Clean-up is underway across northeast Iowa following another round of severe weather on Wednesday (May 17, 2017).

Winds as high as 70 miles per hour uprooted trees, damaged homes and buildings, and knocked down power lines. The storms left thousands of people without electricity as they moved rapidly across the region.

In Cedar Falls, one of the hardest hit areas of the city appeared to be a neighborhood near Cedar Heights Baptist Church, just off Rainbow Dr. and Rownd St. High winds uprooted several large trees and blew down a traffic signal on University Ave. Near downtown, a parked car was crushed when a big tree fell on top of it.

More than 8,000 people lost electricity in Waterloo and Cedar Falls combined Wednesday night. Mid-American Energy reported having nearly 7,000 outages in Waterloo alone. As of 6 a.m. Thursday, more than 1,600 Mid-American customers remained without electricity across northeast Iowa, including nearly 600 in Waterloo and 100 in Evansdale.

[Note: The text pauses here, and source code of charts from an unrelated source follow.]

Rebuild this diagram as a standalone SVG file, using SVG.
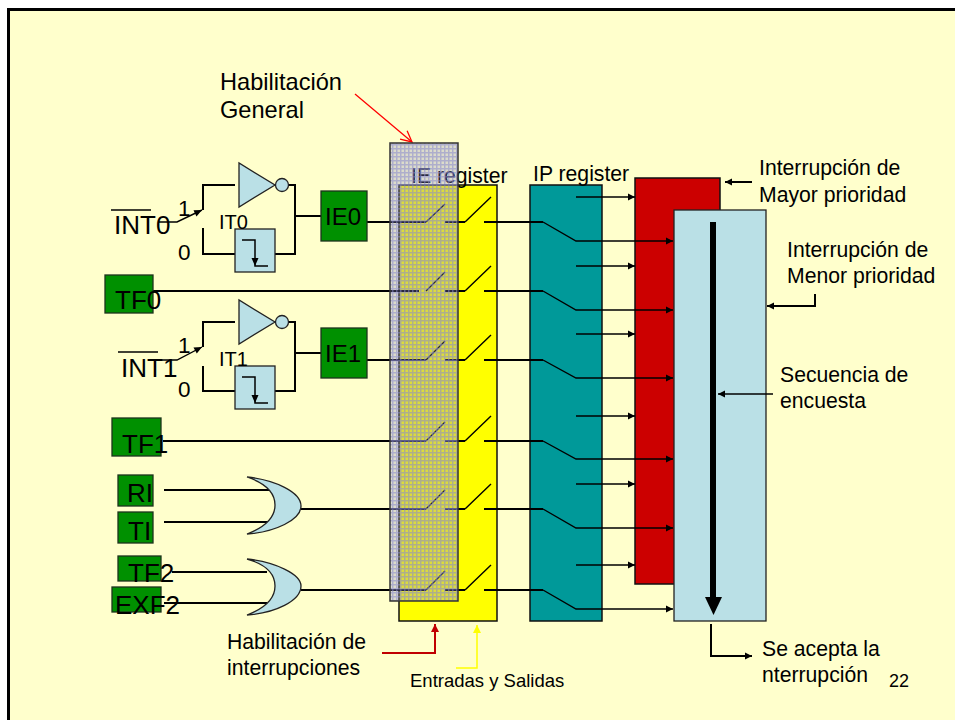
<svg xmlns="http://www.w3.org/2000/svg" width="955" height="720" viewBox="0 0 955 720">
<style>
text{font-family:"Liberation Sans",Arial,sans-serif;fill:#000}
.t26{font-size:26px}.t24{font-size:24px}.t22{font-size:22.500px}.t20{font-size:20px}.t21{font-size:21.200px}.t23{font-size:23.600px}
.g{fill:#009000;stroke:#1c331c;stroke-width:1.3}
.b{fill:#BAE0E6;stroke:#222;stroke-width:1.3}
.r{stroke:#111;stroke-width:1.5}
.c{fill:none;stroke:#000;stroke-width:2}
.s{fill:none;stroke:#000;stroke-width:1.4}
</style>
<defs>
<marker id="m7" markerUnits="userSpaceOnUse" markerWidth="9" markerHeight="9" refX="8" refY="4.500" orient="auto"><path d="M1 1L8 4.500L1 8Z" fill="#000"/></marker>
<marker id="mr" markerUnits="userSpaceOnUse" markerWidth="10" markerHeight="10" refX="9" refY="5" orient="auto"><path d="M1 1L9 5L1 9Z" fill="#C00000"/></marker>
<marker id="my" markerUnits="userSpaceOnUse" markerWidth="10" markerHeight="10" refX="9" refY="5" orient="auto"><path d="M1 1L9 5L1 9Z" fill="#FFFF00"/></marker>
<marker id="mo" markerUnits="userSpaceOnUse" markerWidth="14" markerHeight="14" refX="12" refY="7" orient="auto"><path d="M1 1.500L12 7L1 12.500" fill="none" stroke="#F00" stroke-width="1.3"/></marker>
<pattern id="dots" width="4" height="4" patternUnits="userSpaceOnUse"><rect width="4" height="4" fill="#8A8ACB" fill-opacity=".3"/><path d="M0 0H4V1.500H0ZM0 1.500H1.500V4H0Z" fill="#8A8ACB" fill-opacity=".55"/></pattern>
</defs>
<rect width="955" height="720" fill="#fff"/>
<rect x="8" y="9" width="947" height="711" fill="#FFFFCC"/>
<path d="M8.500 720V9.500H955" fill="none" stroke="#000" stroke-width="3"/>

<g id="ie-register"><rect x="399" y="185" width="98" height="436" fill="#FFFF00" stroke="#111" stroke-width="1.5"/></g>
<g id="ip-register"><rect class="r" x="530" y="185" width="72" height="436" fill="#009999"/></g>
<g id="mayor"><rect class="r" x="635" y="178" width="85" height="406" fill="#CC0000"/></g>
<g id="menor"><rect class="b" x="674" y="210" width="92" height="411"/></g>

<g id="connectors">
<path class="s" d="M158 222H177L202 210"/>
<path class="s" d="M158 360H177L202 347"/>
<path class="c" d="M203 210V185H235M203 228V254H235M288 185H295V254H275M295 216H321"/>
<path class="c" d="M203 347V322H235M203 366V391H235M288 322H295V391H275M295 353H321"/>
<g class="c">
<path d="M367 222H426M445 222H465M484 222H543"/>
<path d="M153 291H419M445 291H465M484 291H543"/>
<path d="M367 360H426M445 360H465M484 360H543"/>
<path d="M163 441H426M445 441H465M484 441H543"/>
<path d="M301 509H426M445 509H465M484 509H543"/>
<path d="M301 590H426M445 590H465M484 590H543"/>
<path d="M164 490H270M164 522H270M172 572H267M164 603H267"/>
</g>
<g class="s">
<path d="M426 222L445 204M465 222L491 197"/>
<path d="M426 291L445 272M465 291L491 266"/>
<path d="M426 360L445 341M465 360L491 335"/>
<path d="M426 441L445 422M465 441L491 416"/>
<path d="M426 509L445 490M465 509L491 484"/>
<path d="M426 590L445 571M465 590L491 565"/>
<path d="M543 222L576 241H673" marker-end="url(#m7)"/>
<path d="M543 291L576 310H673" marker-end="url(#m7)"/>
<path d="M543 360L576 378H673" marker-end="url(#m7)"/>
<path d="M543 441L576 459H673" marker-end="url(#m7)"/>
<path d="M543 509L576 528H673" marker-end="url(#m7)"/>
<path d="M543 590L576 609H673" marker-end="url(#m7)"/>
<path d="M576 197H635" marker-end="url(#m7)"/>
<path d="M576 266H635" marker-end="url(#m7)"/>
<path d="M576 334H635" marker-end="url(#m7)"/>
<path d="M576 416H635" marker-end="url(#m7)"/>
<path d="M576 484H635" marker-end="url(#m7)"/>
<path d="M576 565H635" marker-end="url(#m7)"/>
</g>
<path d="M355 94L412 142" fill="none" stroke="#F00" stroke-width="1.3" marker-end="url(#mo)"/>
<path d="M382 653H435V624" fill="none" stroke="#C00000" stroke-width="2" marker-end="url(#mr)"/>
<path d="M456 668H477V625" fill="none" stroke="#FFFF00" stroke-width="1.5" marker-end="url(#my)"/>
<path class="c" d="M752 182H725" marker-end="url(#m7)"/>
<path class="c" d="M815 294V306H767" marker-end="url(#m7)"/>
<path class="s" d="M773 394H718" marker-end="url(#m7)"/>
<path class="c" d="M711 624V656H752" marker-end="url(#m7)"/>
<path d="M713 222V598" fill="none" stroke="#000" stroke-width="6"/>
<path d="M705 597H722L713.500 615Z" fill="#000"/>
<path d="M202 210L193.500 210.200L196.500 216.600Z" fill="#000"/>
<path d="M202 347L193.500 347.400L196.800 353.600Z" fill="#000"/>
</g>

<g id="inv0"><path class="b" d="M239 163V207L275 185Z"/><circle class="b" cx="282" cy="185" r="6.500"/></g>
<g id="ff0"><rect class="b" x="235" y="229" width="40" height="43"/><path d="M242 240H255V266H268" fill="none" stroke="#000" stroke-width="1.500"/><path d="M251.500 258H258.500L255 266Z" fill="#000"/></g>
<g id="inv1"><path class="b" d="M239 300V344L275 322Z"/><circle class="b" cx="282" cy="322" r="6.500"/></g>
<g id="ff1"><rect class="b" x="235" y="366" width="40" height="43"/><path d="M242 377H255V403H268" fill="none" stroke="#000" stroke-width="1.500"/><path d="M251.500 395H258.500L255 403Z" fill="#000"/></g>
<g id="or0"><path class="b" d="M247 477C275 480 301 492 301 506C301 520 275 532 247 534C268 526 275 516 275 505C275 494 268 484 247 477Z"/></g>
<g id="or1"><path class="b" d="M247 559C275 562 301 574 301 586C301 601 275 613 247 615C268 607 275 597 275 586C275 575 268 565 247 559Z"/></g>

<g id="ie0"><rect class="g" x="321" y="191" width="46" height="50"/><text class="t24" x="325" y="225">IE0</text></g>
<g id="ie1"><rect class="g" x="321" y="328" width="46" height="50"/><text class="t24" x="325" y="362">IE1</text></g>
<g id="tf0"><rect class="g" x="105" y="275" width="48" height="38"/><text class="t26" x="115" y="309">TF0</text></g>
<g id="tf1"><rect class="g" x="112" y="418" width="49" height="38"/><text class="t26" x="122" y="453">TF1</text></g>
<g id="ri"><rect class="g" x="118" y="475" width="35" height="31"/><text class="t26" x="127" y="502">RI</text></g>
<g id="ti"><rect class="g" x="118" y="512" width="35" height="31"/><text class="t26" x="128" y="540">TI</text></g>
<g id="tf2"><rect class="g" x="118" y="556" width="43" height="25"/><text class="t26" x="128" y="582">TF2</text></g>
<g id="exf2"><rect class="g" x="112" y="587" width="49" height="25"/><text class="t26" x="115" y="614">EXF2</text></g>

<g id="int0"><path d="M111 210H151" stroke="#000" stroke-width="1.500"/><text class="t26" x="114" y="234">INT0</text></g>
<g id="int1"><path d="M118 352H158" stroke="#000" stroke-width="1.500"/><text class="t26" x="121" y="377">INT1</text></g>

<text class="t22" x="178" y="216">1</text><text class="t22" x="178" y="260">0</text>
<text class="t22" x="178" y="353">1</text><text class="t22" x="178" y="397">0</text>
<text class="t20" x="219" y="229">IT0</text><text class="t20" x="219" y="366">IT1</text>

<text class="t21" x="411" y="183">IE register</text>
<text class="t21" x="533" y="181">IP register</text>
<g id="habilitacion-general"><rect x="390" y="143" width="68" height="458" fill="url(#dots)" stroke="#333" stroke-width="1.500"/></g>

<text class="t23" x="220" y="90">Habilitación</text><text class="t23" x="220" y="118">General</text>
<text class="t21" x="227" y="649">Habilitación de</text><text class="t21" x="227" y="675">interrupciones</text>
<text x="410" y="687" font-size="18.500">Entradas y Salidas</text>
<text class="t21" x="759" y="175">Interrupción de</text><text class="t21" x="759" y="202">Mayor prioridad</text>
<text class="t21" x="787" y="257">Interrupción de</text><text class="t21" x="787" y="283">Menor prioridad</text>
<text class="t21" x="780" y="382">Secuencia de</text><text class="t21" x="780" y="408">encuesta</text>
<text class="t21" x="762" y="656">Se acepta la</text><text class="t21" x="762" y="682">nterrupción</text>
<text x="889" y="687" font-size="18px">22</text>
</svg>
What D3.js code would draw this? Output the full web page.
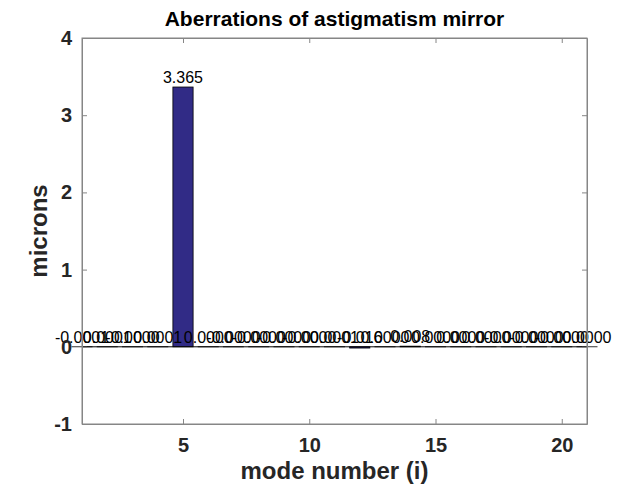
<!DOCTYPE html>
<html>
<head>
<meta charset="utf-8">
<script src="https://cdn.jsdelivr.net/npm/d3@7"></script>
<style>
  body { margin: 0; background: #fff; }
  text { font-family: "Liberation Sans", Arial, sans-serif; }
</style>
</head>
<body>
<div id="wrapper"></div>
<script>
// data
const modes = d3.range(1, 22);
const values = [-0.0001, 0.0001, -0.00004, 0.0001, 3.365, 0.00004, -0.00004, -0.00004,
  -0.00004, -0.00004, 0.0001, -0.016, 0.00004, 0.008, 0.00004, 0.00004, 0.00004,
  -0.00004, -0.00004, -0.00004, 0.00004];
const valueLabels = ["-0.0001", "0.0001", "-0.0000", "0.0001", "3.365", "0.0000", "-0.0000",
  "-0.0000", "-0.0000", "-0.0000", "0.0001", "-0.016", "0.0000", "0.008", "0.0000",
  "0.0000", "0.0000", "-0.0000", "-0.0000", "-0.0000", "0.0000"];
const xTicks = [5, 10, 15, 20];
const yTicks = [-1, 0, 1, 2, 3, 4];

const dimensions = {
  width: 617,
  height: 491,
  margin: { top: 38, right: 30, bottom: 67, left: 82 },
};
dimensions.boundedWidth = dimensions.width - dimensions.margin.left - dimensions.margin.right;
dimensions.boundedHeight = dimensions.height - dimensions.margin.top - dimensions.margin.bottom;

const svg = d3.select("#wrapper").append("svg")
  .attr("width", dimensions.width)
  .attr("height", dimensions.height);

const bounds = svg.append("g")
  .attr("transform", `translate(${dimensions.margin.left},${dimensions.margin.top})`);

const xScale = d3.scaleLinear().domain([1, 21]).range([0, dimensions.boundedWidth]);
const yScale = d3.scaleLinear().domain([-1, 4]).range([dimensions.boundedHeight, 0]);

const barWidth = xScale(1.8) - xScale(1);
const axisColor = "#868686";

// bars
bounds.append("g").selectAll("rect")
  .data(modes)
  .join("rect")
  .attr("x", (d) => xScale(d) - barWidth / 2)
  .attr("y", (d, i) => yScale(Math.max(0, values[i])))
  .attr("width", barWidth)
  .attr("height", (d, i) => Math.abs(yScale(values[i]) - yScale(0)))
  .attr("fill", "#312b86")
  .attr("stroke", "#000")
  .attr("stroke-width", 0.8);

// baseline
bounds.append("line")
  .attr("x1", 0).attr("x2", dimensions.boundedWidth)
  .attr("y1", yScale(0)).attr("y2", yScale(0))
  .attr("stroke", "#000");

// value labels
bounds.append("g").selectAll("text")
  .data(modes)
  .join("text")
  .attr("x", (d) => xScale(d))
  .attr("y", (d, i) => yScale(Math.max(0, values[i])) - 4)
  .attr("text-anchor", "middle")
  .style("font-size", "16px")
  .attr("fill", "#000")
  .text((d, i) => valueLabels[i]);

// box
bounds.append("rect")
  .attr("width", dimensions.boundedWidth)
  .attr("height", dimensions.boundedHeight)
  .attr("fill", "none")
  .attr("stroke", axisColor);

// axes
const xAxis = bounds.append("g")
  .attr("transform", `translate(0,${dimensions.boundedHeight})`)
  .call(d3.axisBottom(xScale).tickValues(xTicks).tickSizeInner(-5).tickSizeOuter(0).tickPadding(14));
const xAxisTop = bounds.append("g")
  .call(d3.axisTop(xScale).tickValues(xTicks).tickSizeInner(-5).tickSizeOuter(0).tickFormat(""));
const yAxis = bounds.append("g")
  .call(d3.axisLeft(yScale).tickValues(yTicks).tickSizeInner(-5).tickSizeOuter(0).tickPadding(10)
    .tickFormat((d) => String(d)));
const yAxisRight = bounds.append("g")
  .attr("transform", `translate(${dimensions.boundedWidth},0)`)
  .call(d3.axisRight(yScale).tickValues(yTicks).tickSizeInner(-5).tickSizeOuter(0).tickFormat(""));

[xAxis, xAxisTop, yAxis, yAxisRight].forEach((a) => {
  a.select(".domain").attr("stroke", axisColor);
  a.selectAll(".tick line").attr("stroke", axisColor);
  a.selectAll(".tick text")
    .attr("fill", "#262626")
    .style("font-size", "20px")
    .style("font-weight", "bold")
    .style("font-family", "'Liberation Sans', Arial, sans-serif");
});

// labels
svg.append("text")
  .attr("x", dimensions.margin.left + dimensions.boundedWidth / 2)
  .attr("y", 26)
  .attr("text-anchor", "middle")
  .style("font-size", "21px")
  .style("font-weight", "bold")
  .text("Aberrations of astigmatism mirror");

svg.append("text")
  .attr("x", dimensions.margin.left + dimensions.boundedWidth / 2)
  .attr("y", 479)
  .attr("text-anchor", "middle")
  .attr("fill", "#262626")
  .style("font-size", "24px")
  .style("font-weight", "bold")
  .text("mode number (i)");

svg.append("text")
  .attr("transform", `translate(47,${dimensions.margin.top + yScale(1.5)}) rotate(-90)`)
  .attr("text-anchor", "middle")
  .attr("fill", "#262626")
  .style("font-size", "24px")
  .style("font-weight", "bold")
  .text("microns");
</script>
</body>
</html>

At least one death is blamed on the weather. Butler County sheriff's officials confirmed a semi driver died when high winds overturned the rig on Iowa Highway 57 near Parkersburg. Authorities identified the victim as James Budlong, 70, of Dike, who they said died from injuries he sustained after being pinned inside the vehicle.

High winds also tipped over semis on U.S. Highway 20 near Dike and on Black Hawk County Road C-66 (Dunkerton Road) east of U.S. Highway 63, but those incidents apparently caused no injuries.

The Iowa Department of Transportation was forced to close Iowa Highway 175 near the Black Hawk-Grundy County line for nearly an hour Wednesday night. Authorities said several uprooted trees were blocking the highway east of Reinbeck.

In Bremer County, Emergency Management Director Kip Ladage said high winds knocked over several power lines on about a two-mile stretch of County Road C-50 (Cedar-Wapsi Road) near Janesville. Around Tripoli, a former hog confinement building was lifted up and smashed into a corn-filled bin. Numerous trees were blown over, some into buildings.

Ladage confirmed that a tree blew over onto a moving van in Tripoli. In a Facebook post, he said there were six occupants inside who received "only very minor scratches".

Also in Tripoli, a tree caused extensive damage when it fell onto the roof of the city's public library.

Damage reports were widespread in other areas of northeast Iowa. In Greene, officials said part of a building on Main Street collapsed during the storm.

Earlier in the day on Wednesday, the threat of severe weather delayed the scheduled opening of a traveling national monument in Cedar Falls. Organizers had planned to assemble the half-sized replica of the Vietnam Veterans Memorial Wall right after its arrival at the AMVETS Post 49 building, but decided to wait until Thursday morning.

Wednesday's storms came two days after powerful thunderstorms blew through much of the state, damaging homes and other buildings. The National Weather Service confirmed an EF-0 tornado caused some minor damage when it touched down in Winneshiek County southeast of Calmar Monday evening.